The angles of elevation of the top of a tower from two points at a distance of $4 \,m$ and $9 \,m$ from the base of the tower and in the same straight line with it are complementary. Prove that the height of the tower is $6 \,m$.

(N/A) Let $AQ$ be the tower and $R, S$ be the points at a distance of $4 \,m$ and $9 \,m$ from the base of the tower $(Q)$ respectively.
The angles of elevation are complementary.
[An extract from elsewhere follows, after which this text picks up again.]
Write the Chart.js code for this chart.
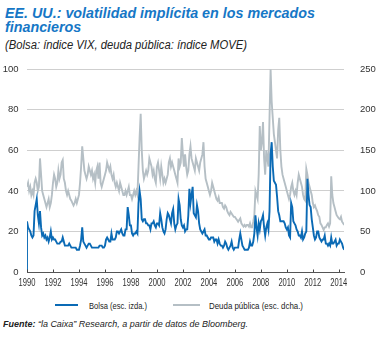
<!DOCTYPE html>
<html><head><meta charset="utf-8">
<script src="https://cdn.jsdelivr.net/npm/chart.js@4/dist/chart.umd.min.js"></script>
<style>
html,body{margin:0;padding:0;background:#fff;}
body{width:385px;height:338px;position:relative;overflow:hidden;font-family:"Liberation Sans",Arial,sans-serif;color:#222;}
.fit{position:absolute;white-space:nowrap;transform-origin:0 0;}
#t{left:5px;top:5.6px;color:#1677c6;font-weight:bold;font-style:italic;font-size:14px;line-height:14px;}
#s{left:5px;top:39px;font-style:italic;font-size:12px;line-height:12px;color:#222;}
#c{position:absolute;left:0;top:55px;}
.lg{top:300.5px;font-size:9.5px;line-height:9.5px;color:#222;}
.sw{position:absolute;top:304px;height:2px;}
#f{left:3px;top:318.5px;font-style:italic;font-size:9.5px;line-height:9.5px;color:#222;}
</style></head><body>
<div id="t" class="fit" data-w="310">EE. UU.: volatilidad implícita en los mercados<br>financieros</div>
<div id="s" class="fit" data-w="242">(Bolsa: índice VIX, deuda pública: índice MOVE)</div>
<div id="c"><canvas id="cv" width="385" height="235" style="width:385px;height:235px"></canvas></div>
<div class="sw" style="left:55px;width:23px;background:#0a6ab5"></div>
<div class="lg fit" id="l1" data-w="58" style="left:89px">Bolsa (esc. izda.)</div>
<div class="sw" style="left:173px;width:27px;background:#b5bfc5"></div>
<div class="lg fit" id="l2" data-w="94" style="left:209px">Deuda pública (esc. dcha.)</div>
<div id="f" class="fit" data-w="245"><b>Fuente:</b> “la Caixa” Research, a partir de datos de Bloomberg.</div>
<script>
const startYear = 1990;
const seriesNames = ["Bolsa (esc. izda.)", "Deuda pública (esc. dcha.)"];
// VIX, monthly from Jan 1990 (first point is the 0 start artefact)
const vixValues = [0,
25,22,21,20,18,17,18,30,33,36,28,24,
30,22,18,19,17,18,16,17,15,17,20,16,
17,16,16,15,14,14,14,15,15,17,15,13,
13,13,13,14,13,12,12,12,12,12,11,11,
11,13,16,22,15,14,13,12,13,14,14,13,
12,12,12,12,12,12,12,13,13,13,12,12,
13,16,17,16,15,15,19,16,16,16,17,20,
20,19,20,21,19,18,18,21,21,32,28,23,
23,19,18,19,19,20,19,34,40,36,26,25,
26,26,24,24,23,23,21,24,24,25,23,22,
24,24,23,29,26,22,20,19,21,26,29,28,
26,24,29,31,24,21,23,24,36,33,26,23,
22,23,20,21,21,28,41,34,38,42,29,28,
27,33,30,24,21,20,19,20,21,18,18,17,
16,16,17,17,17,15,16,16,14,16,14,13,
13,12,13,15,14,12,11,12,13,15,12,11,
12,12,12,12,16,19,16,13,12,11,11,11,
11,12,15,13,13,15,19,28,22,18,24,21,
25,26,28,22,18,22,24,21,30,58,64,52,
45,44,43,37,30,28,25,25,25,25,24,22,
21,22,18,17,34,32,25,24,23,21,20,18,
18,17,20,16,17,19,20,46,38,33,32,26,
22,18,16,17,20,20,17,16,15,16,16,18,
14,14,13,14,13,17,14,14,15,16,13,14,
14,16,15,14,12,11];
// MOVE, monthly from Jan 1990
const moveValues = [
105,110,100,105,95,100,95,110,115,110,100,105,
140,120,100,95,90,85,80,85,90,80,85,95,
110,120,115,105,110,125,115,120,135,138,115,110,
100,95,100,95,90,88,85,82,85,90,85,90,
95,110,130,155,140,125,120,115,120,130,125,120,
125,115,120,110,125,130,115,135,110,105,110,115,
120,125,135,130,125,130,120,115,120,110,105,110,
105,100,110,105,100,95,95,100,95,100,105,95,
95,90,95,100,95,100,95,130,165,195,150,125,
115,120,125,120,125,140,135,130,120,125,115,110,
130,135,125,115,130,120,110,115,110,115,120,135,
140,130,135,130,125,120,115,110,140,130,135,165,
145,130,145,130,120,125,145,155,140,135,130,125,
140,135,130,125,135,140,145,160,130,115,110,105,
100,95,100,110,105,100,95,90,88,92,85,85,
85,80,78,82,80,75,72,70,74,72,70,68,
68,66,64,62,64,66,60,58,56,58,56,58,
58,56,60,55,55,62,70,100,95,90,120,180,
150,160,185,140,120,150,140,130,190,250,210,190,
170,160,150,140,175,190,150,130,120,115,110,105,
100,95,90,95,105,110,100,95,100,95,110,120,
115,110,105,95,90,88,127,120,110,105,100,95,
85,80,82,78,75,70,68,60,58,55,52,55,
55,58,60,56,60,118,95,85,80,75,70,68,
66,65,68,62,60,58];
const xTicks = [1990,1992,1994,1996,1998,2000,2002,2004,2006,2008,2010,2012,2014];
const leftTicks = [0,20,40,60,80,100];
const rightTicks = [0,50,100,150,200,250];

// fit text widths
document.querySelectorAll('.fit').forEach(el=>{
  const w = el.getBoundingClientRect().width;
  el.style.transform = 'scaleX(' + (parseFloat(el.dataset.w)/w) + ')';
});

const vixPts = vixValues.map((v,i)=>({x: i===0 ? startYear : startYear + (i-1)/12, y: v}));
const movePts = moveValues.map((v,i)=>({x: startYear + i/12, y: v}));
const FAM = '"Liberation Sans",Arial,sans-serif';
const fnt = {family:FAM, size:9.5};

const axisDecor = {
  id:'axisDecor',
  afterDraw(chart){
    const sx = chart.scales.x, ctx = chart.ctx, b = chart.chartArea.bottom;
    ctx.save();
    ctx.strokeStyle='#444'; ctx.lineWidth=1;
    xTicks.forEach(t=>{const px=Math.round(sx.getPixelForValue(t))+0.5; ctx.beginPath(); ctx.moveTo(px,b); ctx.lineTo(px,b-2.5); ctx.stroke();});
    ctx.fillStyle='#333'; ctx.font='10px '+FAM; ctx.textAlign='center'; ctx.textBaseline='middle';
    xTicks.forEach(t=>{
      const px=sx.getPixelForValue(t);
      ctx.save(); ctx.translate(px, b+11.5); ctx.scale(0.76,1); ctx.fillText(String(t),0,0); ctx.restore();
    });
    ctx.restore();
  }
};

const chart = new Chart(document.getElementById('cv'), {
  type:'line',
  data:{datasets:[
    {label:seriesNames[0], data:vixPts, yAxisID:'y', borderColor:'#0a6ab5', borderWidth:1.9, pointRadius:0, tension:0},
    {label:seriesNames[1], data:movePts, yAxisID:'y2', borderColor:'#b5bfc5', borderWidth:1.9, pointRadius:0, tension:0}
  ]},
  options:{
    responsive:false, animation:false, devicePixelRatio:1,
    layout:{padding:{top:7,left:0,right:0,bottom:0}},
    plugins:{legend:{display:false}, tooltip:{enabled:false}},
    scales:{
      x:{type:'linear', min:1990, max:2014.4,
         afterBuildTicks(s){s.ticks = xTicks.map(v=>({value:v}));},
         afterFit(s){s.height=18;},
         grid:{display:true, drawOnChartArea:false, drawTicks:false},
         border:{display:true, color:'#555', width:1},
         ticks:{display:false}},
      y:{position:'left', min:0, max:100,
         afterBuildTicks(s){s.ticks=leftTicks.map(v=>({value:v}));},
         afterFit(s){s.width=27;},
         grid:{color:c=>c.tick.value===0?'rgba(0,0,0,0)':'#cfcfcf', drawTicks:false, lineWidth:1},
         border:{display:false},
         ticks:{color:'#333', font:fnt, padding:8.5}},
      y2:{position:'right', min:0, max:250,
         afterBuildTicks(s){s.ticks=rightTicks.map(v=>({value:v}));},
         afterFit(s){s.width=41;},
         grid:{display:false},
         border:{display:false},
         ticks:{color:'#333', font:fnt, padding:8}}
    }
  },
  plugins:[axisDecor]
});
// place the plot area exactly: top at y=65 of the page (10px into the canvas)
const dTop = 10 - chart.chartArea.top;
if (Math.abs(dTop) > 0.2) { chart.options.layout.padding.top += dTop; chart.update(); }
</script>
</body></html>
Therefore,if one angle is $\theta$,the other will be $(90^\circ - \theta)$.
In $\triangle AQR$,
$\tan \theta = \frac{AQ}{QR} = \frac{AQ}{4} \quad \dots(i)$
In $\triangle AQS$,
$\tan(90^\circ - \theta) = \frac{AQ}{SQ}$
$\cot \theta = \frac{AQ}{9} \quad \dots(ii)$
Multiplying equations $(i)$ and $(ii)$:
$\tan \theta \cdot \cot \theta = \left(\frac{AQ}{4}\right) \cdot \left(\frac{AQ}{9}\right)$
$1 = \frac{AQ^2}{36}$
$AQ^2 = 36$
$AQ = \sqrt{36} = 6 \,m$ (Since height cannot be negative).
Hence,the height of the tower is $6 \,m$.